Thank you all for those encouraging words. Stephen – you do have a way with words as well as modelling. Peter, plastic alphabet´s can be found at Hannants.
Idlers
The last work on the wheel arrangement was the idler wheels, idler axles and the housings.
I tried hard to work out if it would be possible to modify Armortek’s idler to a more accurate wheel, but failed to find a way to achieve that “bottleneck” look behind the outer disc of the wheel.
An opportunity opened itself when an US-modelling friend needed help with making CAD produced idlers for his 1/10 Tiger II model. I helped him with dimensions and realized I could have more accurate ones made in 1/6 scale using his program.
Idler wheels
Said and done, after some tweaking of details and dimensions to fit my needs this is what I got; idler consisting of three major parts plus the hubcap;
The "bottleneck" of part A;
The backside of parts B and C;
Some additional work was done on the spokes filing them into a v-shape, a total 48 of them, tedious work to say the least;
I wanted to use the Armortek ball bearings and that meant the front one had to be glued and then an alu disc with the holes for the hubcap had to be glued in front of the bearing and then machined to the right depth;
At the back I machined the center and covered the four screws that hold the three parts together with a machined alu disc with 8 scale bolts. A steel disc acts on the bearing but doesn´t have contact with the alu around it;
On the hubcap extra material was added to the inside just to make it more true to scale and just for the fun of it;
Idler axles
The real challenge came with trying to do the axles both true to scale but also strong enough as there is quite a lot of force on these axles when turning in terrain. Through visits at the Swiss museum in Full I managed to get enough measurements to do this.

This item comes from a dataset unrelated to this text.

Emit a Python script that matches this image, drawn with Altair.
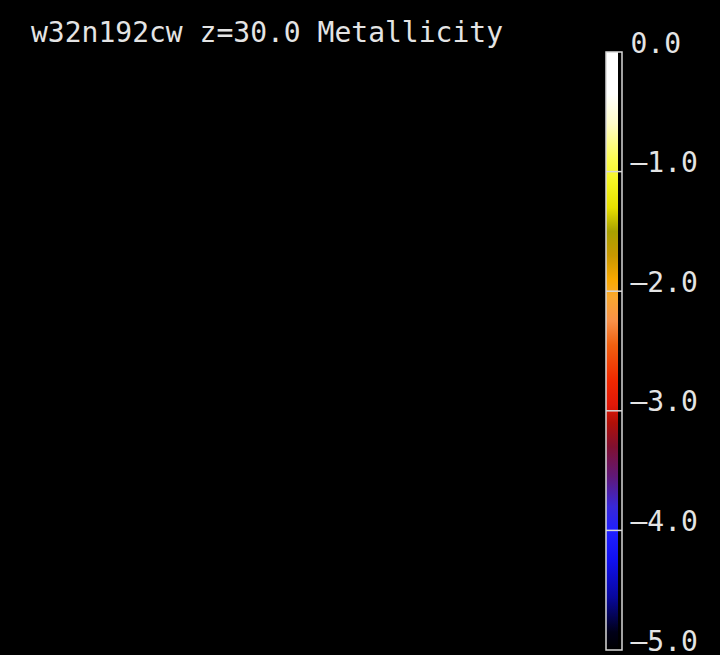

I started by drilling holes for the axles in five steel pieces (one as back up);
By removing some material by hacksaw followed by milling I got a rough shaped rear axle body. The individual axles were kept in place with grub screws and spring pins. This allowed me to remove and assemble each axle whenever I needed to work on them;
The rounding of the axle body was first done in the mill and followed by machining in the lathe;
Last some filing achieved the final steps. Photo below show the left side filed to a curve;
The housing
These were machined from stock material and have a brass bearing glued in. Four bolts hold them in the lower sides;
I wanted to use the Armortek track tensioning system, but with some alterations. I didn’t want the idler axles to be completely stiff, instead I wanted some suspension effect. I used the bump stops provided in the kit, mounted on a plate. The track adjusting bolts rests on the rubber providing just enough of that ‘give’ I was after, inside view;
outside;
Finishing touches
I put steel rods trough the spring pins before the axles was silver soldered in place and a metal strip was soft soldered on to the body on both front and back;
On the idler wheels I machined in a white metal plate with cast no’s and after some puttying and sanding I added a cast surface;
The hole in the metal strip is for a grease nipple.
In hindsight I´m not 100 % happy with the corner radius (way to large) of the pattern of each disc which means I´ll take the wheels apart and try to correct these in the future.